Leaving out every picture, retype the lines below from the top through the one that contains "import * as".

####################

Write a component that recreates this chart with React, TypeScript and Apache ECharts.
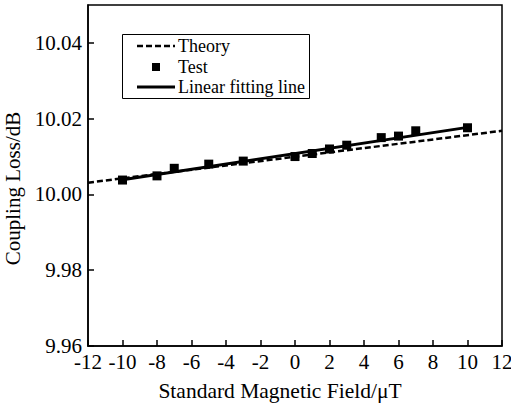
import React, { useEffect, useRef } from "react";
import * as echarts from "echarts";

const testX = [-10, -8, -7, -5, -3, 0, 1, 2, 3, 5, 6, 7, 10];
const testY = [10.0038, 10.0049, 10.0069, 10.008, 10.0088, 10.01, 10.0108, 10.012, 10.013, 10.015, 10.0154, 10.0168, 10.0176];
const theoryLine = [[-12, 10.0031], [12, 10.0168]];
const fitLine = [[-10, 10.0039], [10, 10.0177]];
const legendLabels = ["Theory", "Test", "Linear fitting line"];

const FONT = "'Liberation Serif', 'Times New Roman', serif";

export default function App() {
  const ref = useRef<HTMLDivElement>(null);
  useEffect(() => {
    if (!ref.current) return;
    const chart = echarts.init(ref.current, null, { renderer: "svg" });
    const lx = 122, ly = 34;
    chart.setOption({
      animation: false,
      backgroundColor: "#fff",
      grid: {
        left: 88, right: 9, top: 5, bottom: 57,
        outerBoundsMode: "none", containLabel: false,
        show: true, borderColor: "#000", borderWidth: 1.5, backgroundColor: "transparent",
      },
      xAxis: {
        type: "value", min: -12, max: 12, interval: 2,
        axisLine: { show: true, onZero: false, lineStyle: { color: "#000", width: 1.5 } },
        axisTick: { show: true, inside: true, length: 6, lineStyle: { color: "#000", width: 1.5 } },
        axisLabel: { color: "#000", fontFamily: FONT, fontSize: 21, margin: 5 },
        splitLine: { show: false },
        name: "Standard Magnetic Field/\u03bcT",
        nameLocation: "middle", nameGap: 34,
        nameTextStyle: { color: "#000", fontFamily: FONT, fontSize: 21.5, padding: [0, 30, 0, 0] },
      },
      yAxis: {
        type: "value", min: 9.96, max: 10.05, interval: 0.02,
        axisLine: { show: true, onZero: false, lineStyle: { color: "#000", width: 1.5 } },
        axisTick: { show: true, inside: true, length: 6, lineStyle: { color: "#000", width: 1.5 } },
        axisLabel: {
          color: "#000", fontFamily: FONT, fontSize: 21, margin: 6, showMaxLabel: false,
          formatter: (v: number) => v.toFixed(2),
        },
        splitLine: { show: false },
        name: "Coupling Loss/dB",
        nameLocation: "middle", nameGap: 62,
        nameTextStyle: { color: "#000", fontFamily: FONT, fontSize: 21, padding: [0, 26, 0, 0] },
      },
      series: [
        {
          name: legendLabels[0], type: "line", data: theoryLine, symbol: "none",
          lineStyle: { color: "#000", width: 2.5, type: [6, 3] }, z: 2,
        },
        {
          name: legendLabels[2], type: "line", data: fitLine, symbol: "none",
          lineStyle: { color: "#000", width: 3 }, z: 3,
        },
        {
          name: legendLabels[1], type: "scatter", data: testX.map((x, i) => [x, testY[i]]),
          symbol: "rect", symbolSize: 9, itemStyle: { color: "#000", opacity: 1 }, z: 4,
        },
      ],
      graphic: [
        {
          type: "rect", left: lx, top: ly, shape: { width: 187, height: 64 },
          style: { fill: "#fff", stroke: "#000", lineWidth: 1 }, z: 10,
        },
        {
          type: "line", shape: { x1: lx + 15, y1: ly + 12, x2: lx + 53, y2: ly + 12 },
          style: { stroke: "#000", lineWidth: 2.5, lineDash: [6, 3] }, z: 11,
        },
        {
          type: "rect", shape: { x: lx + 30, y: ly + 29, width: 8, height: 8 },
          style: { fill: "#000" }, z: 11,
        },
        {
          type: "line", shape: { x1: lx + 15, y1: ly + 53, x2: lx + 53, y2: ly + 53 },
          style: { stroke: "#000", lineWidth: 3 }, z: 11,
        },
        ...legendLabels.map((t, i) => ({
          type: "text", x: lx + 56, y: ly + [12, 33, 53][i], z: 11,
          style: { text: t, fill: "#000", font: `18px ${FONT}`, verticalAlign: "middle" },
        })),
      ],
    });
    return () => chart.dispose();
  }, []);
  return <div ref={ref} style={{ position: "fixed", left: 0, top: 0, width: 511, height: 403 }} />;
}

####################

### WRITTEN RESPONSE:
Write a component that recreates this chart with React, TypeScript and Apache ECharts.
import React, { useEffect, useRef } from "react";
import * as echarts from "echarts";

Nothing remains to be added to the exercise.